Scientists seem quite confused as to which sex speaks the most, but one thing we do know for certain is that women are far more foulmouthed than men.
The f-word was used 546 times per million words among women, and 540 times among men, in 2014.
In the early 1990s, women said 's***' four times as often as men, but by 2014 they were saying it 10 times as often.
In stark comparison, data from the 1990s shows that men used the f-word 1,000 times per million words, but women only used it 167 times. So not only are women effing and blinding more often, but men have actually reined it in over the past two decades.
Almost 400 people recorded up to three hours of their daily conversations and sent them into researchers, in the first study of its kind.
According to one researcher invovled in the study, the idea that men and women should speak differently is well and truly in the past.
Professor Tony McEnery, research director of the Economic and Social Research Council, which sponsored the survey along with with Lancaster University and the Cambridge University Press, told the Sunday Times:
As equality drives on, the idea that there is male and female language, that there are things which men and women should or should not say, is going to be eroded . . . gentlemanly behaviour and ladylike language should become something of the past.

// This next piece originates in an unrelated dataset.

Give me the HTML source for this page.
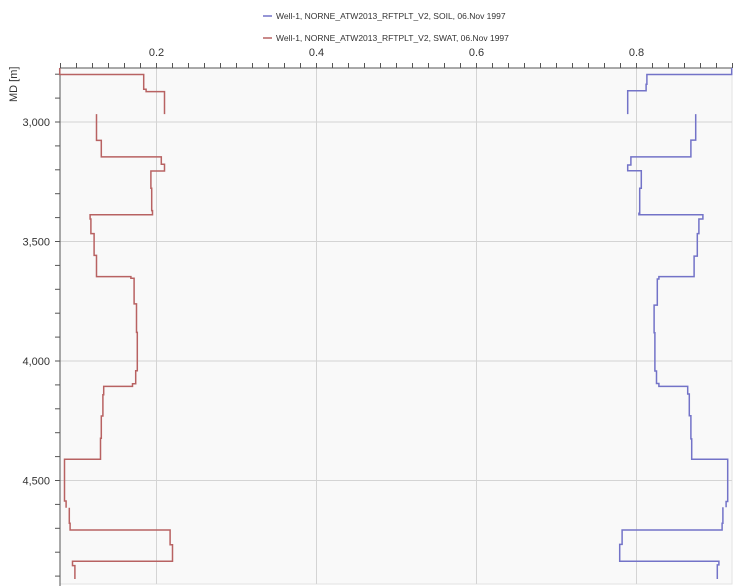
<!DOCTYPE html>
<html><head><meta charset="utf-8"><style>
body{margin:0;background:#fff;font-family:"Liberation Sans",sans-serif;}
svg{display:block}
</style></head><body>
<svg id="chart" width="739" height="588" viewBox="0 0 739 588" xmlns="http://www.w3.org/2000/svg">
<g font-size="8.5" fill="#333">
  <g>
    <line x1="263" y1="16" x2="272" y2="16" stroke="#7373c8" stroke-width="1.5"/>
    <text x="276" y="19">Well-1, NORNE_ATW2013_RFTPLT_V2, SOIL, 06.Nov 1997</text>
  </g>
  <g>
    <line x1="263" y1="38" x2="272" y2="38" stroke="#b86262" stroke-width="1.5"/>
    <text x="276" y="41">Well-1, NORNE_ATW2013_RFTPLT_V2, SWAT, 06.Nov 1997</text>
  </g>
</g>
<rect x="60" y="68" width="672" height="516" fill="#f9f9f9" stroke="#e2e2e2"/>
<g id="grid"></g>
<g id="axes"></g>
<g id="series"></g>
<text transform="translate(17,102) rotate(-90)" font-size="11" fill="#333">MD [m]</text>
</svg>
<script>
const xTickValues=[0.2,0.4,0.6,0.8];
const xTickLabels=["0.2","0.4","0.6","0.8"];
const yTickValues=[3000,3500,4000,4500];
const yTickLabels=["3,000","3,500","4,000","4,500"];
const swatDepth=[2774,2801,2863,2873,2967,2967,3077,3146,3177,3205,3277,3371,3388,3406,3467,3558,3647,3654,3761,3880,4041,4095,4106,4141,4230,4323,4411,4586,4614,4614,4679,4707,4769,4838,4856,4912];
const swatValue=[0.079,0.184,0.187,0.210,null,0.125,0.131,0.206,0.210,0.193,0.194,0.195,0.117,0.118,0.122,0.125,0.168,0.172,0.175,0.176,0.174,0.170,0.134,0.133,0.131,0.130,0.085,0.087,null,0.091,0.092,0.217,0.220,0.095,0.098,null];
const soilDepth=[2774,2801,2842,2869,2967,2967,3076,3146,3180,3204,3277,3382,3388,3406,3467,3561,3647,3657,3766,3882,4042,4094,4106,4138,4229,4326,4411,4588,4612,4612,4679,4707,4767,4838,4853,4912];
const soilValue=[0.919,0.813,0.812,0.789,null,0.874,0.868,0.793,0.789,0.806,0.804,0.803,0.883,0.878,0.876,0.872,0.828,0.826,0.822,0.823,0.825,0.828,0.864,0.866,0.868,0.869,0.914,0.912,null,0.908,0.907,0.782,0.779,0.903,0.901,null];

const L=60,R=732,T=68,B=584;
function xs(v){return 156.5+(v-0.2)*800;}
function ys(d){return 122+(d-3000)*0.239;}
const NS="http://www.w3.org/2000/svg";
function mk(tag,attrs,parent){const e=document.createElementNS(NS,tag);for(const k in attrs)e.setAttribute(k,attrs[k]);parent.appendChild(e);return e;}
const grid=document.getElementById('grid'),axes=document.getElementById('axes'),series=document.getElementById('series');
xTickValues.forEach((v,i)=>{
  const g=mk('line',{x1:xs(v),x2:xs(v),y1:T,y2:B,stroke:'#d4d4d4'},grid);
  
  
  const t=mk('text',{x:xs(v),y:56,'font-size':11,'text-anchor':'middle',fill:'#333'},axes);
  t.textContent=xTickLabels[i];
  
  
});
yTickValues.forEach((v,i)=>{
  const g=mk('line',{x1:L,x2:R,y1:ys(v),y2:ys(v),stroke:'#d4d4d4'},grid);
  
  
  const t=mk('text',{x:50,y:ys(v)+4,'font-size':11,'text-anchor':'end',fill:'#333'},axes);
  t.textContent=yTickLabels[i];
  
  
});
let a=mk('line',{x1:L,x2:R,y1:T,y2:T,stroke:'#555'},axes);


a=mk('line',{x1:L,x2:L,y1:T,y2:B+2,stroke:'#555'},axes);


for(let k=4;k<=46;k++){const v=k*0.02;const x=xs(v);if(x<L-0.5||x>R+0.5)continue;
  const t=mk('line',{x1:x,x2:x,y1:T-5,y2:T,stroke:'#555'},axes);
  
  }
for(let d=2800;d<=4900;d+=100){
  const t=mk('line',{x1:L-5,x2:L,y1:ys(d),y2:ys(d),stroke:'#555'},axes);
  
  }
function stepPath(D,V){let p='',open=false;
  for(let i=0;i<D.length-1;i++){const v=V[i];if(v===null){open=false;continue;}
    const x=xs(v);
    if(!open){p+='M'+x+' '+ys(D[i]);open=true;}
    p+='L'+x+' '+ys(D[i+1]);
    if(V[i+1]!==null&&V[i+1]!==undefined)p+='L'+xs(V[i+1])+' '+ys(D[i+1]);
  }return p;}
const ps=mk('path',{d:stepPath(swatDepth,swatValue),fill:'none',stroke:'#b86262','stroke-width':1.5},series);


const po=mk('path',{d:stepPath(soilDepth,soilValue),fill:'none',stroke:'#7373c8','stroke-width':1.5},series);


</script>
</body></html>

His theory? It’s all men’s fault:
It looks like there were a set of men who said it a lot in the early nineties, and they influenced the women to do it, and then it levelled down.
But there's good news for women, because swearing is actually a sign of verbal intelligence, according to research published in the journal Language Sciences.
Psychologists at the Marist College and the Massachusetts College of Liberal Arts found that people who swear more might actually have stronger language skills.
In what sounds like the most fun scientific experiment ever, they asked participants to reel off as many swearwords as they could in 60 seconds. Then, they were asked to calm down and do the same with a tamer subject, such as naming as many animals they could think of.
The people who listed the most swearwords also did better in the second task, which showed they had a higher vocabulary all round. They said prolific swearers have the ability to understand how to use different types of swear words effectively.